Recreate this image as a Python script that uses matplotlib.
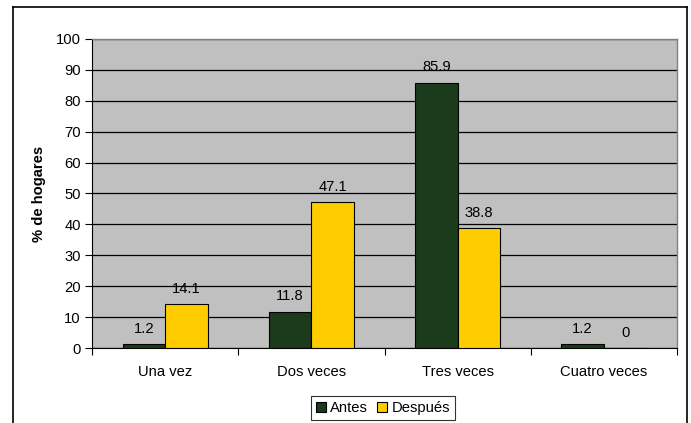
import matplotlib
matplotlib.use("Agg")
import matplotlib.pyplot as plt
import numpy as np
from matplotlib.lines import Line2D

categories = ["Una vez", "Dos veces", "Tres veces", "Cuatro veces"]
antes = [1.2, 11.8, 85.9, 1.2]
despues = [14.1, 47.1, 38.8, 0]
series_names = ["Antes", "Después"]
yticks = list(range(0, 101, 10))

plt.rcParams['font.family'] = ['Liberation Sans', 'DejaVu Sans']
FS = 10.6

fig = plt.figure(figsize=(6.91, 4.23), dpi=100)
ax = fig.add_axes([92/691, 1-348/423, (677-92)/691, (348-39)/423])
ax.set_facecolor('#C0C0C0')

x = np.arange(len(categories))
w = 0.29
c_antes = '#1C3A1C'
c_desp = '#FFCC00'
b1 = ax.bar(x - w/2, antes, w, color=c_antes, edgecolor='black', linewidth=0.8, zorder=3)
b2 = ax.bar(x + w/2, despues, w, color=c_desp, edgecolor='black', linewidth=0.8, zorder=3)

for bars, vals in ((b1, antes), (b2, despues)):
    for r, v in zip(bars, vals):
        lab = f"{v:g}" if v != 0 else "0"
        ax.annotate(lab, (r.get_x() + r.get_width()/2, v), xytext=(0, 11),
                    textcoords='offset points', ha='center', va='center',
                    fontsize=FS, zorder=5)

ax.set_xlim(-0.5, len(categories) - 0.5)
ax.set_ylim(0, 100)
ax.set_yticks(yticks)
ax.set_yticklabels([str(t) for t in yticks], fontsize=FS)
ax.yaxis.grid(True, color='black', linewidth=0.9, zorder=1)
ax.set_axisbelow(True)

ax.set_xticks(np.arange(-0.5, len(categories), 1.0))
ax.set_xticklabels([])
ax.set_xticks(x, minor=True)
ax.set_xticklabels(categories, minor=True, fontsize=FS)
ax.tick_params(axis='x', which='minor', length=0, pad=12)
ax.tick_params(axis='x', which='major', length=5, direction='out', color='black')
ax.tick_params(axis='y', length=5, direction='out', color='black', pad=3)

for s in ['top', 'right']:
    ax.spines[s].set_color('#808080')
    ax.spines[s].set_linewidth(1.0)
ax.spines['left'].set_color('black')
ax.spines['bottom'].set_color('black')

ax.set_ylabel('% de hogares', fontsize=FS, fontweight='bold', labelpad=7)

handles = [plt.Rectangle((0, 0), 1, 1, facecolor=c_antes, edgecolor='black', linewidth=0.8),
           plt.Rectangle((0, 0), 1, 1, facecolor=c_desp, edgecolor='black', linewidth=0.8)]
leg = fig.legend(handles, series_names, loc='upper center',
                 bbox_to_anchor=(383/691, 1-396/423), ncol=2, fontsize=FS,
                 frameon=True, fancybox=False, edgecolor='black',
                 handlelength=0.7, handleheight=0.7, handletextpad=0.3,
                 columnspacing=0.6, borderpad=0.35, borderaxespad=0)
leg.get_frame().set_linewidth(0.8)

# outer chart border
fig.add_artist(Line2D([13/691, 13/691], [0, 1-7/423], transform=fig.transFigure, color='black', lw=1.2))
fig.add_artist(Line2D([13/691, 687/691], [1-7/423, 1-7/423], transform=fig.transFigure, color='black', lw=1.2))
fig.add_artist(Line2D([687/691, 687/691], [0, 1-7/423], transform=fig.transFigure, color='black', lw=1.2))

fig.savefig('out.png', dpi=100)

----------------

EXERCISE:
Omit every picture, then repeat the remaining data exactly as it appears above.

SOLUTION FOR THIS TASK:
Recreate this image as a Python script that uses matplotlib.
import matplotlib
matplotlib.use("Agg")
import matplotlib.pyplot as plt
import numpy as np
from matplotlib.lines import Line2D

categories = ["Una vez", "Dos veces", "Tres veces", "Cuatro veces"]
antes = [1.2, 11.8, 85.9, 1.2]
despues = [14.1, 47.1, 38.8, 0]
series_names = ["Antes", "Después"]
yticks = list(range(0, 101, 10))

plt.rcParams['font.family'] = ['Liberation Sans', 'DejaVu Sans']
FS = 10.6

fig = plt.figure(figsize=(6.91, 4.23), dpi=100)
ax = fig.add_axes([92/691, 1-348/423, (677-92)/691, (348-39)/423])
ax.set_facecolor('#C0C0C0')

x = np.arange(len(categories))
w = 0.29
c_antes = '#1C3A1C'
c_desp = '#FFCC00'
b1 = ax.bar(x - w/2, antes, w, color=c_antes, edgecolor='black', linewidth=0.8, zorder=3)
b2 = ax.bar(x + w/2, despues, w, color=c_desp, edgecolor='black', linewidth=0.8, zorder=3)

for bars, vals in ((b1, antes), (b2, despues)):
    for r, v in zip(bars, vals):
        lab = f"{v:g}" if v != 0 else "0"
        ax.annotate(lab, (r.get_x() + r.get_width()/2, v), xytext=(0, 11),
                    textcoords='offset points', ha='center', va='center',
                    fontsize=FS, zorder=5)

ax.set_xlim(-0.5, len(categories) - 0.5)
ax.set_ylim(0, 100)
ax.set_yticks(yticks)
ax.set_yticklabels([str(t) for t in yticks], fontsize=FS)
ax.yaxis.grid(True, color='black', linewidth=0.9, zorder=1)
ax.set_axisbelow(True)

ax.set_xticks(np.arange(-0.5, len(categories), 1.0))
ax.set_xticklabels([])
ax.set_xticks(x, minor=True)
ax.set_xticklabels(categories, minor=True, fontsize=FS)
ax.tick_params(axis='x', which='minor', length=0, pad=12)
ax.tick_params(axis='x', which='major', length=5, direction='out', color='black')
ax.tick_params(axis='y', length=5, direction='out', color='black', pad=3)

for s in ['top', 'right']:
    ax.spines[s].set_color('#808080')
    ax.spines[s].set_linewidth(1.0)
ax.spines['left'].set_color('black')
ax.spines['bottom'].set_color('black')

ax.set_ylabel('% de hogares', fontsize=FS, fontweight='bold', labelpad=7)

handles = [plt.Rectangle((0, 0), 1, 1, facecolor=c_antes, edgecolor='black', linewidth=0.8),
           plt.Rectangle((0, 0), 1, 1, facecolor=c_desp, edgecolor='black', linewidth=0.8)]
leg = fig.legend(handles, series_names, loc='upper center',
                 bbox_to_anchor=(383/691, 1-396/423), ncol=2, fontsize=FS,
                 frameon=True, fancybox=False, edgecolor='black',
                 handlelength=0.7, handleheight=0.7, handletextpad=0.3,
                 columnspacing=0.6, borderpad=0.35, borderaxespad=0)
leg.get_frame().set_linewidth(0.8)

# outer chart border
fig.add_artist(Line2D([13/691, 13/691], [0, 1-7/423], transform=fig.transFigure, color='black', lw=1.2))
fig.add_artist(Line2D([13/691, 687/691], [1-7/423, 1-7/423], transform=fig.transFigure, color='black', lw=1.2))
fig.add_artist(Line2D([687/691, 687/691], [0, 1-7/423], transform=fig.transFigure, color='black', lw=1.2))

fig.savefig('out.png', dpi=100)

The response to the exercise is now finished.